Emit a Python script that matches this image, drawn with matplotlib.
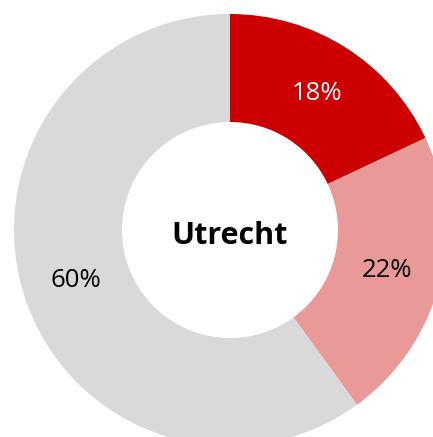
import matplotlib.pyplot as plt

labels = ['A', 'B', 'C']
shares = [18, 22, 60]
colors = ['#CC0000', '#EA9999', '#D9D9D9']
text_colors = ['white', 'black', 'black']
city = 'Utrecht'

plt.rcParams['font.family'] = ['Open Sans', 'DejaVu Sans']

W, H = 433, 437
fig = plt.figure(figsize=(W / 100, H / 100), dpi=100)
# donut centre at (230, 230) px from top-left, outer radius 216 px
ax = fig.add_axes([14 / W, (H - 446) / H, 432 / W, 432 / H])

wedges, texts, autotexts = ax.pie(
    shares, colors=colors, startangle=90, counterclock=False, radius=1,
    wedgeprops=dict(width=0.5, edgecolor='none'),
    autopct='%d%%', pctdistance=0.75, frame=False)
ax.set_xlim(-1, 1)
ax.set_ylim(-1, 1)
ax.axis('off')

for t, c in zip(autotexts, text_colors):
    t.set_color(c)
    t.set_fontsize(18.5)

ax.text(0, -0.03, city, ha='center', va='center', fontsize=22, fontweight='bold')

fig.savefig('out.png', dpi=100)
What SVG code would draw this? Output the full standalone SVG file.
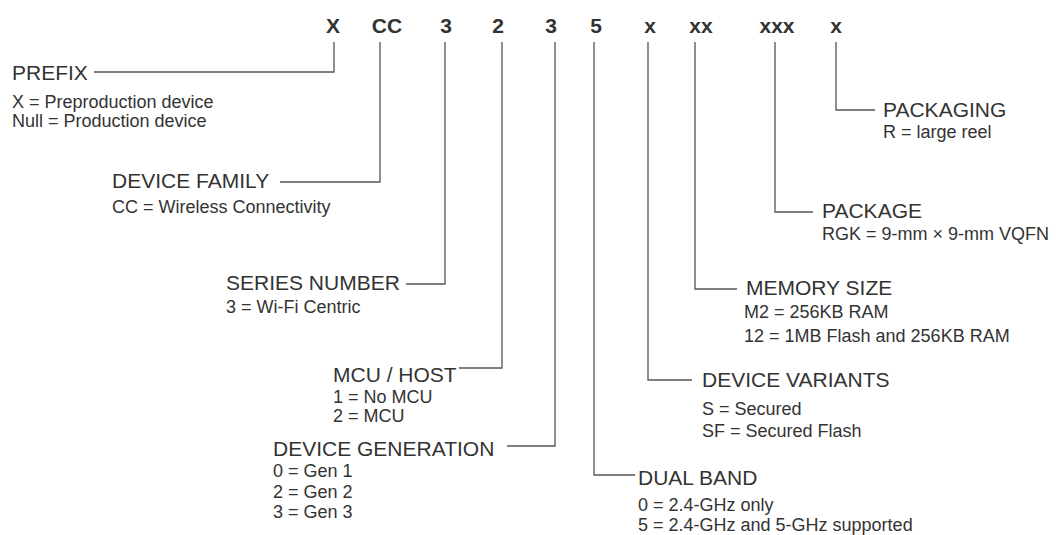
<svg xmlns="http://www.w3.org/2000/svg" width="1057" height="535" viewBox="0 0 1057 535">
<style>
.code{font-family:"Liberation Sans",Arial,sans-serif;font-weight:bold;font-size:21px;fill:#333;text-anchor:middle}
.ttl{font-family:"Liberation Sans",Arial,sans-serif;font-size:21px;fill:#333}
.sub{font-family:"Liberation Sans",Arial,sans-serif;font-size:18px;fill:#333}
.conn{fill:none;stroke:#555;stroke-width:1.3}
</style>
<rect width="1057" height="535" fill="#fff"/>
<g id="code">
<text class="code" x="333" y="33">X</text>
<text class="code" x="387" y="33">CC</text>
<text class="code" x="446" y="33">3</text>
<text class="code" x="498" y="33">2</text>
<text class="code" x="551" y="33">3</text>
<text class="code" x="596" y="33">5</text>
<text class="code" x="650" y="33">x</text>
<text class="code" x="701" y="33">xx</text>
<text class="code" x="777" y="33">xxx</text>
<text class="code" x="836" y="33">x</text>
</g>
<g id="connectors">
<path class="conn" d="M334 42V72H94"/>
<path class="conn" d="M380 42V182H280"/>
<path class="conn" d="M445 42V284H406"/>
<path class="conn" d="M502 42V368H459"/>
<path class="conn" d="M555 42V446H507"/>
<path class="conn" d="M594 42V475H635"/>
<path class="conn" d="M648 42V380H692"/>
<path class="conn" d="M695 42V289H737"/>
<path class="conn" d="M775 42V212H813"/>
<path class="conn" d="M836 42V110H875"/>
</g>
<g id="prefix">
<text class="ttl" x="12" y="80">PREFIX</text>
<text class="sub" x="12" y="108">X = Preproduction device</text>
<text class="sub" x="12" y="127">Null = Production device</text>
</g>
<g id="device-family">
<text class="ttl" x="112" y="188">DEVICE FAMILY</text>
<text class="sub" x="112" y="213">CC = Wireless Connectivity</text>
</g>
<g id="series-number">
<text class="ttl" x="226" y="290">SERIES NUMBER</text>
<text class="sub" x="226" y="313">3 = Wi-Fi Centric</text>
</g>
<g id="mcu-host">
<text class="ttl" x="333" y="382">MCU / HOST</text>
<text class="sub" x="333" y="403">1 = No MCU</text>
<text class="sub" x="333" y="422">2 = MCU</text>
</g>
<g id="device-generation">
<text class="ttl" x="273" y="456">DEVICE GENERATION</text>
<text class="sub" x="273" y="477">0 = Gen 1</text>
<text class="sub" x="273" y="498">2 = Gen 2</text>
<text class="sub" x="273" y="518">3 = Gen 3</text>
</g>
<g id="dual-band">
<text class="ttl" x="638" y="485">DUAL BAND</text>
<text class="sub" x="638" y="511">0 = 2.4-GHz only</text>
<text class="sub" x="638" y="531">5 = 2.4-GHz and 5-GHz supported</text>
</g>
<g id="device-variants">
<text class="ttl" x="702" y="387">DEVICE VARIANTS</text>
<text class="sub" x="702" y="415">S = Secured</text>
<text class="sub" x="702" y="437">SF = Secured Flash</text>
</g>
<g id="memory-size">
<text class="ttl" x="746" y="295">MEMORY SIZE</text>
<text class="sub" x="744" y="318">M2 = 256KB RAM</text>
<text class="sub" x="744" y="342">12 = 1MB Flash and 256KB RAM</text>
</g>
<g id="package">
<text class="ttl" x="822" y="218">PACKAGE</text>
<text class="sub" x="822" y="240">RGK = 9-mm × 9-mm VQFN</text>
</g>
<g id="packaging">
<text class="ttl" x="883" y="117">PACKAGING</text>
<text class="sub" x="883" y="138">R = large reel</text>
</g>
</svg>
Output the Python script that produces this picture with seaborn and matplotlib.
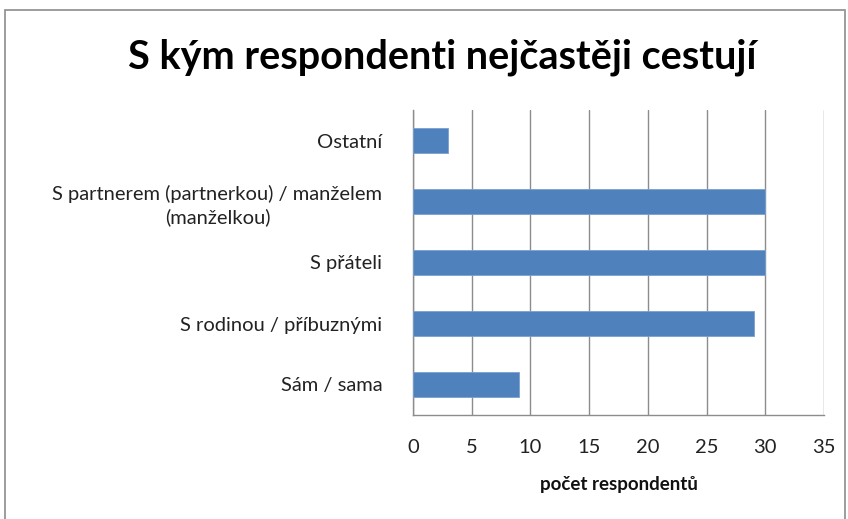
import matplotlib
matplotlib.use("Agg")
import matplotlib.pyplot as plt
import seaborn as sns
import pandas as pd
from matplotlib.patches import Rectangle

categories = ["Ostatní", "S partnerem (partnerkou) / manželem\n(manželkou)", "S přáteli",
              "S rodinou / příbuznými", "Sám / sama"]
values = [3, 30, 30, 29, 9]
xticks = [0, 5, 10, 15, 20, 25, 30, 35]

sns.set_theme(style="white")
plt.rcParams['font.family'] = ['Lato', 'DejaVu Sans']

df = pd.DataFrame({"cat": categories, "val": values})

fig = plt.figure(figsize=(8.48, 5.19), dpi=100)
ax = fig.add_axes([413/848, 1-415/519, (824-413)/848, (415-110)/519])

sns.barplot(data=df, x="val", y="cat", orient="h", color="#4F81BD", width=0.4,
            saturation=1, edgecolor="#7a9fd0", linewidth=0.6, ax=ax, zorder=3)

ax.set_xlim(0, 35)
ax.set_ylim(4.5, -0.5)
ax.set_xticks(xticks)
ax.set_xticklabels([str(t) for t in xticks], fontsize=14.5, color="#222222")
ax.tick_params(axis='x', length=0, pad=17)
ax.tick_params(axis='y', length=0, pad=22)
for lab in ax.get_yticklabels():
    lab.set_fontsize(14.5)
    lab.set_color("#222222")
    lab.set_multialignment("center")
    lab.set_linespacing(1.35)

ax.xaxis.grid(True, color="#8c8c8c", linewidth=1, zorder=0)
ax.set_axisbelow(True)
for s in ["top", "right"]:
    ax.spines[s].set_visible(False)
for s in ["left", "bottom"]:
    ax.spines[s].set_color("#8c8c8c")
    ax.spines[s].set_linewidth(1)

ax.set_ylabel("")
ax.set_xlabel("počet respondentů", fontsize=13.5, fontweight="bold", color="#111111", labelpad=15)

fig.text(0.521, 0.89, "S kým respondenti nejčastěji cestují", ha="center", va="center",
         fontsize=28.5, fontweight="bold", color="#000000")

fig.patches.append(Rectangle((5/848, -0.01), (845-5)/848, 1 - 10/519 + 0.01,
                             transform=fig.transFigure, fill=False,
                             edgecolor="#8c8c8c", linewidth=1.2))

fig.savefig("out.png", dpi=100)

**EXERCISE DESCRIPTION**
Select every line where the word "this" occurs.

**RESPONSE TO THE TASK**
Emit a Python script that matches this image, drawn with matplotlib.
What SVG code would draw this? Output the full standalone SVG file.
Output the Python script that produces this picture with seaborn and matplotlib.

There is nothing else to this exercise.